Face à toutes ces attaques et dérives contre l’école publique, des voix se sont élevées un peu partout en France, mais sans doute pas en nombre suffisant et pas assez relayées médiatiquement pour faire reculer le ministre et ses conseillers, qui n’ont cédé qu’à la marge sur quelques points insignifiants, après une pseudo concertation sur les nouveaux programmes.
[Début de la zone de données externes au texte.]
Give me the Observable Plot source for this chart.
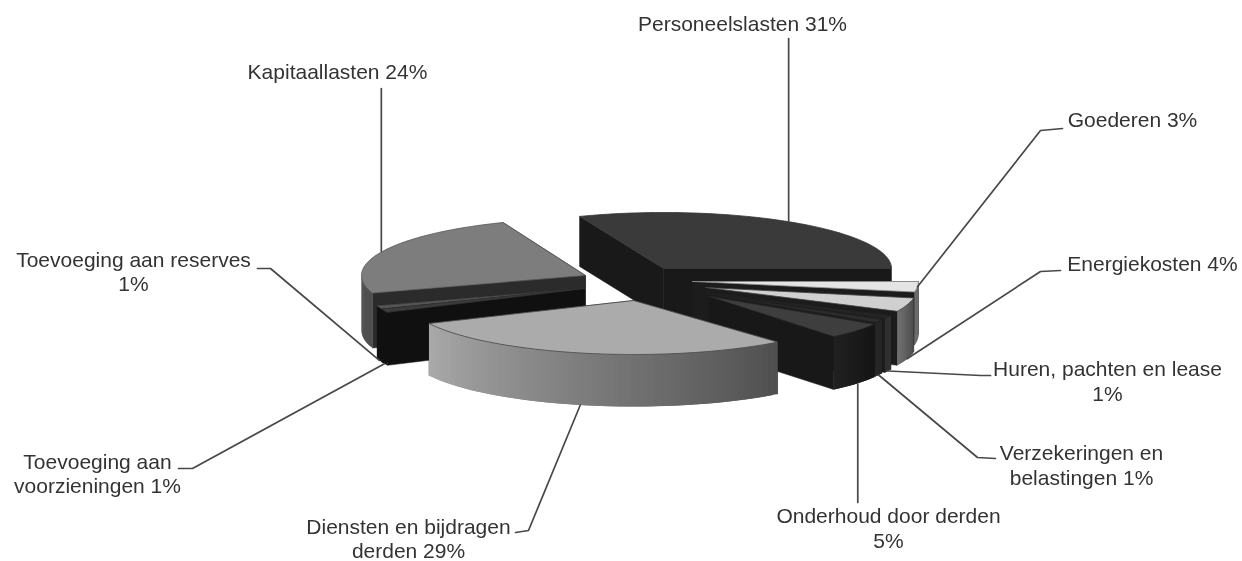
<!DOCTYPE html>
<html><head><meta charset="utf-8">
<style>html,body{margin:0;padding:0;background:#fff}svg{display:block}</style>
<script src="https://cdn.jsdelivr.net/npm/d3@7"></script>
<script src="https://cdn.jsdelivr.net/npm/@observablehq/plot@0.6"></script>
</head><body><div id="chart"></div>
<script>
// ---- data: clockwise from the start of Personeelslasten
const categories = ["Personeelslasten","Goederen","Energiekosten","Huren, pachten en lease","Verzekeringen en belastingen","Onderhoud door derden","Diensten en bijdragen derden","Toevoeging aan voorzieningen","Toevoeging aan reserves","Kapitaallasten"];
const shares = [31,3,4,1,1,5,29,1,1,24];
const labels = ["Personeelslasten 31%","Goederen 3%","Energiekosten 4%","Huren, pachten en lease\n1%","Verzekeringen en\nbelastingen 1%","Onderhoud door derden\n5%","Diensten en bijdragen\nderden 29%","Toevoeging aan\nvoorzieningen 1%","Toevoeging aan reserves\n1%","Kapitaallasten 24%"];

// ---- layout (separate from the data)
const startAngle = 111.6;
const apexX = [663,692,705,705,706,709,633,584,584,585];
const apexY = [268,281,287,292,293,296,300,288,288,275];
const radiusX = [228,226,212,205,200,195,226,218,218,224];
const radiusY = [56,56,56,54,54,52,54,56,56,57];
const depth = [50,53,54,54,54,53,52,53,53,55];
const paintOrder = [0,9,8,7,1,2,3,4,5,6];
const labelX = [742,1132,1152,1107,1081,888,408,97,133,337];
const labelY = [23,119,263,380,464,527,537.5,472.5,270.5,71];
const leaderLevel = [0,0,1,1,1,1,1,1,1,0];
const leaderShift = [-3,0,0,0,0,2,-4,0,0,-1.5];
const leaderBends = [
  [[null,38]],
  [[1040,130],[1062,128]],
  [[1040,271],[1060,270]],
  [[980,375],[990,375]],
  [[977,457],[995,458]],
  [[null,502]],
  [[528,530],[515,532]],
  [[192,468],[178,468]],
  [[270,268],[257,268]],
  [[null,88]]
];
// ---- styles
const topFill = ["#3a3a3a","#e4e4e4","#d0d0d0","#242424","#2c2c2c","#3e3e3e","#ababab","#3c3c3c","#555555","#7d7d7d"];
const topStroke = ["#333333","#8a8a8a","#444444","#222222","#222222","#2a2a2a","#4a4a4a","#333333","#444444","#555555"];
const cutFill = ["#191919","#1c1c1c","#1c1c1c","#1c1c1c","#1c1c1c","#181818","#333333","#101010","#101010","#2b2b2b"];
const outerFrom = ["#333333","#6c6c6c","#4a4a4a","#303030","#262626","#141414","#4f4f4f","#111111","#111111","#4e4e4e"];
const outerTo = ["#333333","#6c6c6c","#707070","#303030","#262626","#202020","#aaaaaa","#111111","#111111","#727272"];

// ---- geometry derived from the shares
const rad = d => d * Math.PI / 180;
let cursor = startAngle;
const slices = shares.map((s, i) => {
  const a0 = cursor, a1 = cursor - s * 3.6; cursor = a1;
  return {i, a0, a1};
});
const pt = (i, a, z = 0) => [apexX[i] + radiusX[i] * Math.cos(rad(a)), apexY[i] - radiusY[i] * Math.sin(rad(a)) + z];
const polygons = [];
let pid = 0;
function addPoly(verts, fill, stroke, sw) {
  const id = pid++;
  [...verts, verts[0]].forEach(([x, y]) => polygons.push({id, x, y, fill, stroke, sw}));
}
for (const k of paintOrder) {
  const {i, a0, a1} = slices[k];
  const h = depth[i];
  const apex = [apexX[i], apexY[i]];
  for (const a of [a0, a1]) {
    const e = pt(i, a);
    addPoly([apex, e, pt(i, a, h), [apex[0], apex[1] + h]], cutFill[i], cutFill[i], 0.5);
  }
  const n = Math.max(2, Math.ceil((a0 - a1) / 1.5));
  const mix = d3.interpolateRgb(outerFrom[i], outerTo[i]);
  for (let j = 0; j < n; j++) {
    const u = a0 + (a1 - a0) * j / n, v = a0 + (a1 - a0) * Math.min(n, j + 2) / n;
    if (Math.sin(rad(u + (a1 - a0) * .5 / n)) >= 0) continue;
    const c = mix((j + .5) / n);
    addPoly([pt(i, u), pt(i, v), pt(i, v, h), pt(i, u, h)], c, c, 0);
  }
  const arc = [];
  for (let j = 0; j <= n; j++) arc.push(pt(i, a0 + (a1 - a0) * j / n));
  addPoly([apex, ...arc], topFill[i], topStroke[i], 0.8);
}
const leaders = [];
slices.forEach(({i, a0, a1}) => {
  const p = pt(i, (a0 + a1) / 2, leaderLevel[i] * depth[i]);
  const start = [p[0] + leaderShift[i], p[1]];
  [start, ...leaderBends[i].map(([x, y]) => [x ?? start[0], y])].forEach(([x, y]) => leaders.push({i, x, y}));
});
const labelRows = labels.map((text, i) => ({text, x: labelX[i], y: labelY[i], name: categories[i]}));

const chart = Plot.plot({
  width: 1242, height: 561, margin: 0,
  x: {domain: [0, 1242], range: [0, 1242], axis: null},
  y: {domain: [0, 561], range: [0, 561], axis: null},
  style: {background: "#fff", fontFamily: "'Liberation Sans', Arial, sans-serif", filter: "blur(0.55px)"},
  marks: [
    Plot.line(polygons, {x: "x", y: "y", z: "id", fill: "fill", stroke: "stroke", strokeWidth: "sw", curve: "linear"}),
    Plot.line(leaders, {x: "x", y: "y", z: "i", stroke: "#484848", strokeWidth: 1.7, curve: "linear"}),
    Plot.text(labelRows, {x: "x", y: "y", text: "text", fontSize: 21, fill: "#333", lineHeight: 1.17, lineAnchor: "middle", textAnchor: "middle"})
  ]
});
document.getElementById("chart").append(chart);
</script></body></html>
En Loire-Atlantique, un mouvement de résistance citoyenne important (incluant parents d’élèves, enseignants, élus locaux) a pris corps depuis la fin mars : nombreuses AG de secteurs et départementales, refus de remplir les grilles d’analyse des nouveaux programmes et les avenants aux projets d’école incluant les 2h de soutien hors temps scolaire, de mettre en place les cours de rattrapage pendant les vacances, rassemblements devant l’Inspection Académique et son occupation (l’un de nos collègues a d’ailleurs été inculpé pour violence sur agent de la force publique, suite à l’évacuation musclée du bâtiment par les gardes mobiles à la demande de l’Inspecteur, le 11 juin), chaîne humaine, blocage de la raffinerie de Donges, manifestations dans les rue de Nantes (3000 personnes à la première, 15000 à la seconde, 2500 à la troisième). Une intersyndicale et une coordination citoyenne départementale se sont mises en place pour lutter et se donner les moyens de mener des actions contre ce train de réformes anachroniques et rétrogrades. A la rentrée, nous nous rappellerons au bon souvenir de Darcos, de l’Inspecteur et du Recteur d’Académie en menant une action spectaculaire lors des Rendez-vous de l’Erdre, une manifestation musicale ayant lieu les 30 et 31 août dans les rues de Nantes le long de cet affluent de la Loire, et nous tiendrons une AG de rentrée le 3 septembre, pour décider ensemble de la suite du mouvement et des actions à mener. Car nous voulons fermement poursuivre la résistance à cette entreprise de démolition de l’école publique et espérons être rejoints par d’autres départements pour faire front à cette politique imposée qui va vers le pire."